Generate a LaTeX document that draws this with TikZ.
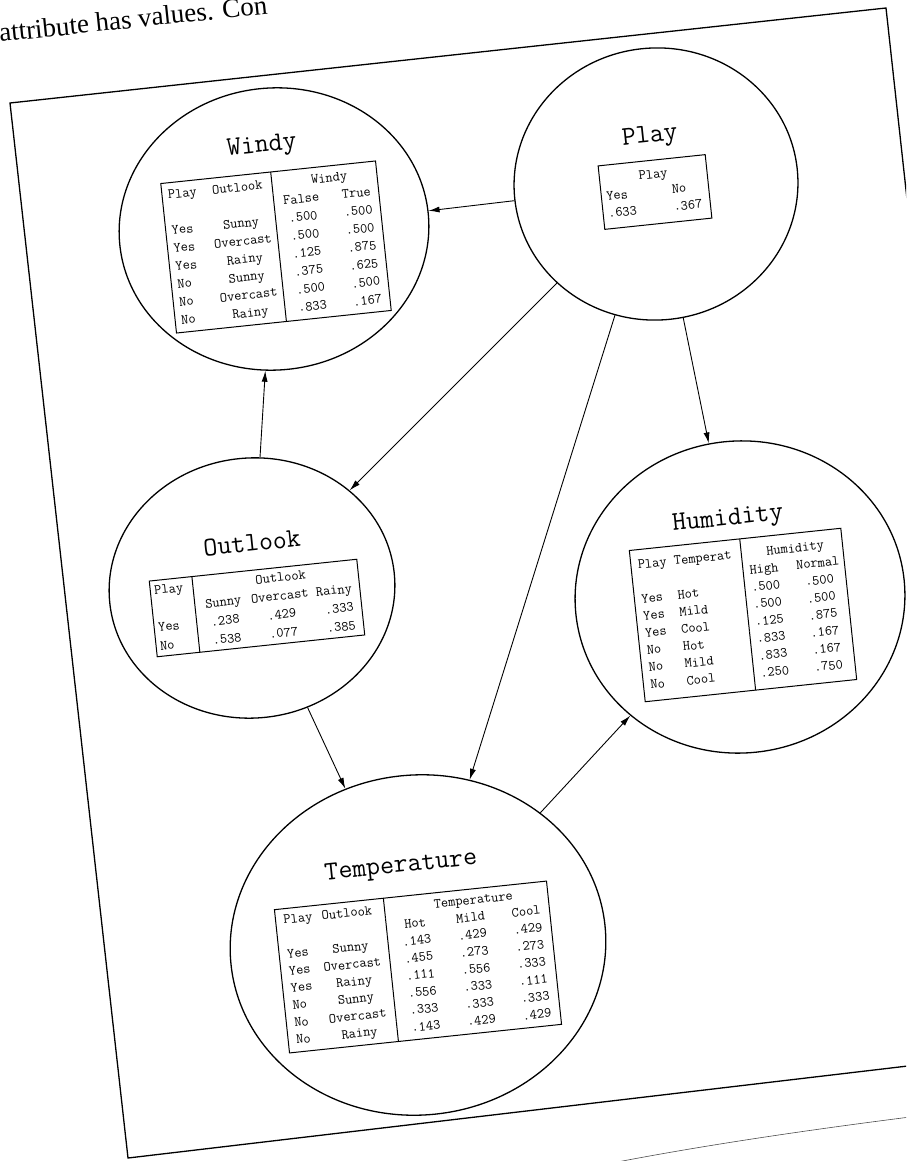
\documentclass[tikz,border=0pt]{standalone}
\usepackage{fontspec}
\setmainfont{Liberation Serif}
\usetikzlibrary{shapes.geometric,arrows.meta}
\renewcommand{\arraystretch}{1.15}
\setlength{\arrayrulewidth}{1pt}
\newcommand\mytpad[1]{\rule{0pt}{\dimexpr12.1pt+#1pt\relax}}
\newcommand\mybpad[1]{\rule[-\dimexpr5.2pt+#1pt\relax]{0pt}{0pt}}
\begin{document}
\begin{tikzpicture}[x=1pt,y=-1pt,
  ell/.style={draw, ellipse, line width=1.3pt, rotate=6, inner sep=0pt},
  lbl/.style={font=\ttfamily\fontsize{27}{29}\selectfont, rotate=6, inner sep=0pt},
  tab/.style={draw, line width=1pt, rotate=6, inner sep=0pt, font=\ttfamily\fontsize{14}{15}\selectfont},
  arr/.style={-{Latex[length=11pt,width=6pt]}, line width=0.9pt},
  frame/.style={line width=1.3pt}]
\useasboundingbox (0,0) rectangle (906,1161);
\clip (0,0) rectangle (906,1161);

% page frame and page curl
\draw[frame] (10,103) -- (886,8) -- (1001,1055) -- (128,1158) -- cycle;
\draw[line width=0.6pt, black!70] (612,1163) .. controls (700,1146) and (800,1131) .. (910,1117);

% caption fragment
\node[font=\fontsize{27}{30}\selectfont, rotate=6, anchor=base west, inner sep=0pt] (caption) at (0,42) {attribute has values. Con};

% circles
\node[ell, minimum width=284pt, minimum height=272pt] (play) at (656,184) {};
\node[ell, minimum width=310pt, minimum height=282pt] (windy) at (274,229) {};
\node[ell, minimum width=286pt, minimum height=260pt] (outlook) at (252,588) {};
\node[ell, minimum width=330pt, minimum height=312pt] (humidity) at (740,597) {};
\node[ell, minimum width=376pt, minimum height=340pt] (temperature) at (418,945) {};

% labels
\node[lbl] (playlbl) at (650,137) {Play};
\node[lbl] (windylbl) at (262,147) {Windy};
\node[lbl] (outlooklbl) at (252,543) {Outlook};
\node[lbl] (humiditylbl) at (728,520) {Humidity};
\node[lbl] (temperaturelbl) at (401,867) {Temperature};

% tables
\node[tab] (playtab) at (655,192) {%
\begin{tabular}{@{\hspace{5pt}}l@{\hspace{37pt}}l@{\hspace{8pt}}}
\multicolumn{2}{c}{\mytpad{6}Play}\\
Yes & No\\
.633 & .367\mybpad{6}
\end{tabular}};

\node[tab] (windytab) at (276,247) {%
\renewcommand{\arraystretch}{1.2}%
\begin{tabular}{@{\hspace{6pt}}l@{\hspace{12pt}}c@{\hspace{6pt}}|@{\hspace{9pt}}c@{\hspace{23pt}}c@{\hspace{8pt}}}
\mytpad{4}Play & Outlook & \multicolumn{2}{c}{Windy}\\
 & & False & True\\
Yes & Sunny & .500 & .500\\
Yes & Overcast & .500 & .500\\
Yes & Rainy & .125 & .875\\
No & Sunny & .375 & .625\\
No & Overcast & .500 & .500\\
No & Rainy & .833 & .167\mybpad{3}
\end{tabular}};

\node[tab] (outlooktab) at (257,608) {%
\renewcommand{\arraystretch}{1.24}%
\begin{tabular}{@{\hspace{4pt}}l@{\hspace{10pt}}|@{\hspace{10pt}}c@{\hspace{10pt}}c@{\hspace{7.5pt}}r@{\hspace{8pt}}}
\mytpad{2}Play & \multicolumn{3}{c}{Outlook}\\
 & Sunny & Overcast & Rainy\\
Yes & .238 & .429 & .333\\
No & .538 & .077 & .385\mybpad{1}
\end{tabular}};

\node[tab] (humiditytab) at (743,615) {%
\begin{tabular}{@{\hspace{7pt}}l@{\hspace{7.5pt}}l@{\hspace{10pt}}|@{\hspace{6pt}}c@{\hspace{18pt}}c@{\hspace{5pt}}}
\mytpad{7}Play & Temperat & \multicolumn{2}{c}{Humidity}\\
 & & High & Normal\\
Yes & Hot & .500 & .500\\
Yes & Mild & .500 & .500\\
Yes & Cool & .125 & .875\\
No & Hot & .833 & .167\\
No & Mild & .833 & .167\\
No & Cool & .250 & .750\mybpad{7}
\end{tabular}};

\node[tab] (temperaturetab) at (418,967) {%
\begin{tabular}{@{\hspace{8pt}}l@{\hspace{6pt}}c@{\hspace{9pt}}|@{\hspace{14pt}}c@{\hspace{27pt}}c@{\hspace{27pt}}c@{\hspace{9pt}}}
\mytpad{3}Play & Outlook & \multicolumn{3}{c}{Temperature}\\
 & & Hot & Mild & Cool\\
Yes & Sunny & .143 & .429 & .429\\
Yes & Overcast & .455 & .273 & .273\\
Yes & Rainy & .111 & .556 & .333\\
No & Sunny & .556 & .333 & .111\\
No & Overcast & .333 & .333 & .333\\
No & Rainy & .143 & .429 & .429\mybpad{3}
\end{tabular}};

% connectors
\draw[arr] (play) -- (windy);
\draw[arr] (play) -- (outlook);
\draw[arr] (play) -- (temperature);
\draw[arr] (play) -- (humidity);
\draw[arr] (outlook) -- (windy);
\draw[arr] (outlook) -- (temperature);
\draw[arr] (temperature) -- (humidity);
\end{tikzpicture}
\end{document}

==========

**To be done:**
Output the lines above in full and exactly as given, omitting any pictures.

**Output of the exercise:**
Generate a LaTeX document that draws this with TikZ.
\documentclass[tikz,border=0pt]{standalone}
\usepackage{fontspec}
\setmainfont{Liberation Serif}
\usetikzlibrary{shapes.geometric,arrows.meta}
\renewcommand{\arraystretch}{1.15}
\setlength{\arrayrulewidth}{1pt}
\newcommand\mytpad[1]{\rule{0pt}{\dimexpr12.1pt+#1pt\relax}}
\newcommand\mybpad[1]{\rule[-\dimexpr5.2pt+#1pt\relax]{0pt}{0pt}}
\begin{document}
\begin{tikzpicture}[x=1pt,y=-1pt,
  ell/.style={draw, ellipse, line width=1.3pt, rotate=6, inner sep=0pt},
  lbl/.style={font=\ttfamily\fontsize{27}{29}\selectfont, rotate=6, inner sep=0pt},
  tab/.style={draw, line width=1pt, rotate=6, inner sep=0pt, font=\ttfamily\fontsize{14}{15}\selectfont},
  arr/.style={-{Latex[length=11pt,width=6pt]}, line width=0.9pt},
  frame/.style={line width=1.3pt}]
\useasboundingbox (0,0) rectangle (906,1161);
\clip (0,0) rectangle (906,1161);

% page frame and page curl
\draw[frame] (10,103) -- (886,8) -- (1001,1055) -- (128,1158) -- cycle;
\draw[line width=0.6pt, black!70] (612,1163) .. controls (700,1146) and (800,1131) .. (910,1117);

% caption fragment
\node[font=\fontsize{27}{30}\selectfont, rotate=6, anchor=base west, inner sep=0pt] (caption) at (0,42) {attribute has values. Con};

% circles
\node[ell, minimum width=284pt, minimum height=272pt] (play) at (656,184) {};
\node[ell, minimum width=310pt, minimum height=282pt] (windy) at (274,229) {};
\node[ell, minimum width=286pt, minimum height=260pt] (outlook) at (252,588) {};
\node[ell, minimum width=330pt, minimum height=312pt] (humidity) at (740,597) {};
\node[ell, minimum width=376pt, minimum height=340pt] (temperature) at (418,945) {};

% labels
\node[lbl] (playlbl) at (650,137) {Play};
\node[lbl] (windylbl) at (262,147) {Windy};
\node[lbl] (outlooklbl) at (252,543) {Outlook};
\node[lbl] (humiditylbl) at (728,520) {Humidity};
\node[lbl] (temperaturelbl) at (401,867) {Temperature};

% tables
\node[tab] (playtab) at (655,192) {%
\begin{tabular}{@{\hspace{5pt}}l@{\hspace{37pt}}l@{\hspace{8pt}}}
\multicolumn{2}{c}{\mytpad{6}Play}\\
Yes & No\\
.633 & .367\mybpad{6}
\end{tabular}};

\node[tab] (windytab) at (276,247) {%
\renewcommand{\arraystretch}{1.2}%
\begin{tabular}{@{\hspace{6pt}}l@{\hspace{12pt}}c@{\hspace{6pt}}|@{\hspace{9pt}}c@{\hspace{23pt}}c@{\hspace{8pt}}}
\mytpad{4}Play & Outlook & \multicolumn{2}{c}{Windy}\\
 & & False & True\\
Yes & Sunny & .500 & .500\\
Yes & Overcast & .500 & .500\\
Yes & Rainy & .125 & .875\\
No & Sunny & .375 & .625\\
No & Overcast & .500 & .500\\
No & Rainy & .833 & .167\mybpad{3}
\end{tabular}};

\node[tab] (outlooktab) at (257,608) {%
\renewcommand{\arraystretch}{1.24}%
\begin{tabular}{@{\hspace{4pt}}l@{\hspace{10pt}}|@{\hspace{10pt}}c@{\hspace{10pt}}c@{\hspace{7.5pt}}r@{\hspace{8pt}}}
\mytpad{2}Play & \multicolumn{3}{c}{Outlook}\\
 & Sunny & Overcast & Rainy\\
Yes & .238 & .429 & .333\\
No & .538 & .077 & .385\mybpad{1}
\end{tabular}};

\node[tab] (humiditytab) at (743,615) {%
\begin{tabular}{@{\hspace{7pt}}l@{\hspace{7.5pt}}l@{\hspace{10pt}}|@{\hspace{6pt}}c@{\hspace{18pt}}c@{\hspace{5pt}}}
\mytpad{7}Play & Temperat & \multicolumn{2}{c}{Humidity}\\
 & & High & Normal\\
Yes & Hot & .500 & .500\\
Yes & Mild & .500 & .500\\
Yes & Cool & .125 & .875\\
No & Hot & .833 & .167\\
No & Mild & .833 & .167\\
No & Cool & .250 & .750\mybpad{7}
\end{tabular}};

\node[tab] (temperaturetab) at (418,967) {%
\begin{tabular}{@{\hspace{8pt}}l@{\hspace{6pt}}c@{\hspace{9pt}}|@{\hspace{14pt}}c@{\hspace{27pt}}c@{\hspace{27pt}}c@{\hspace{9pt}}}
\mytpad{3}Play & Outlook & \multicolumn{3}{c}{Temperature}\\
 & & Hot & Mild & Cool\\
Yes & Sunny & .143 & .429 & .429\\
Yes & Overcast & .455 & .273 & .273\\
Yes & Rainy & .111 & .556 & .333\\
No & Sunny & .556 & .333 & .111\\
No & Overcast & .333 & .333 & .333\\
No & Rainy & .143 & .429 & .429\mybpad{3}
\end{tabular}};

% connectors
\draw[arr] (play) -- (windy);
\draw[arr] (play) -- (outlook);
\draw[arr] (play) -- (temperature);
\draw[arr] (play) -- (humidity);
\draw[arr] (outlook) -- (windy);
\draw[arr] (outlook) -- (temperature);
\draw[arr] (temperature) -- (humidity);
\end{tikzpicture}
\end{document}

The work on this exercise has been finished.